The Flat Surface Principle
Every flat surface — dressers, nightstands, coffee tables, bookshelves — should have at most 3 objects on it. Everything else creates visual noise and collects dust.
Room-by-Room Declutter Plan
Kitchen (2–4 Hours)
- Pull everything out of one cabinet at a time
- Group: keep, donate, toss, relocate
- Apply the "last used" test: if unused in 12 months, it goes
- Tackle the junk drawer last
- Clear all countertops; return only daily-use items
Closets (1–2 Hours Each)
- Remove everything entirely
- Clean the empty closet
- Evaluate each item: does it fit, do you love it, have you used it in the last year?

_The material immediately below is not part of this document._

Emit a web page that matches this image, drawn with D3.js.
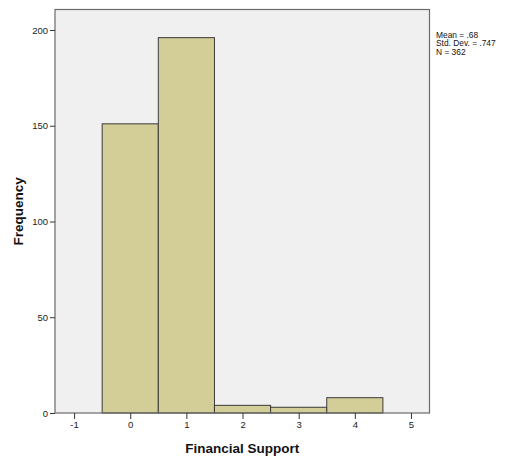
<!DOCTYPE html>
<html><head><meta charset="utf-8">
<script src="https://cdn.jsdelivr.net/npm/d3@7"></script>
<style>html,body{margin:0;padding:0;background:#fff;overflow:hidden;}svg{display:block;}text{font-family:"Liberation Sans",Arial,sans-serif;}</style>
</head><body><svg id="c" width="507" height="459"></svg>
<script>
const bins = [0, 1, 2, 3, 4];
const counts = [151, 196, 4, 3, 8];
const xTicks = [-1, 0, 1, 2, 3, 4, 5];
const yTicks = [0, 50, 100, 150, 200];
const stats = ["Mean = .68", "Std. Dev. = .747", "N = 362"];

const svg = d3.select("#c");
const L = 55, R = 429.5, T = 9.5, B = 413;
const x = d3.scaleLinear().domain([-1.34, 5.33]).range([L, R]);
const y = d3.scaleLinear().domain([0, 210.7]).range([B, T]);

svg.append("rect").attr("x", L).attr("y", T).attr("width", R - L).attr("height", B - T)
  .attr("fill", "#f0f0f0");

svg.selectAll("rect.bar").data(bins).enter().append("rect").attr("class", "bar")
  .attr("x", d => x(d - 0.5)).attr("width", d => x(d + 0.5) - x(d - 0.5))
  .attr("y", (d, i) => y(counts[i])).attr("height", (d, i) => B - y(counts[i]))
  .attr("fill", "#d3ce98").attr("stroke", "#3a3a3a").attr("stroke-width", 1);

svg.append("rect").attr("x", L).attr("y", T).attr("width", R - L).attr("height", B - T)
  .attr("fill", "none").attr("stroke", "#6b6b6b").attr("stroke-width", 1.2);

const xa = svg.append("g").attr("transform", `translate(0,${B})`)
  .call(d3.axisBottom(x).tickValues(xTicks).tickFormat(d3.format("d")).tickSize(6).tickPadding(2));
const ya = svg.append("g").attr("transform", `translate(${L},0)`)
  .call(d3.axisLeft(y).tickValues(yTicks).tickSize(5).tickPadding(2));
[xa, ya].forEach(a => {
  a.select(".domain").remove();
  a.selectAll("line").attr("stroke", "#333");
  a.selectAll("text").attr("font-size", 9.5).attr("fill", "#222")
    .style("font-family", '"Liberation Sans",Arial,sans-serif');
});
xa.selectAll("text").text(d => d < 0 ? "-" + Math.abs(d) : d);

svg.append("text").attr("x", (L + R) / 2).attr("y", 452.5).attr("text-anchor", "middle")
  .attr("font-size", 13.5).attr("font-weight", "bold").attr("fill", "#111").text("Financial Support");
svg.append("text").attr("transform", `translate(22.5,${(T + B) / 2}) rotate(-90)`)
  .attr("text-anchor", "middle").attr("font-size", 13.5).attr("font-weight", "bold")
  .attr("fill", "#111").text("Frequency");

svg.append("g").selectAll("text").data(stats).enter().append("text")
  .attr("x", 436).attr("y", (d, i) => 37.5 + i * 8.6).attr("font-size", 8.4).attr("fill", "#111")
  .text(d => d);
</script></body></html>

- Return only what passes; bag the rest for donation
Living Areas (1–2 Hours)
- Remove all items not permanently belonging to that room
- Reduce decorative items to "gallery-worthy" only
- Cable management — loose cords are clutter and dust magnets
The Donation Schedule
In Senoia, these organizations accept household goods and furniture:
- Habitat for Humanity ReStore — large items and furniture
- Goodwill Industries — general donations
- Vietnam Veterans of America — furniture pickup by appointment in many markets
Maintaining It
The one-in-one-out rule: every time something new enters your home, something equivalent leaves. Applied consistently, this maintains your decluttered space without periodic purges.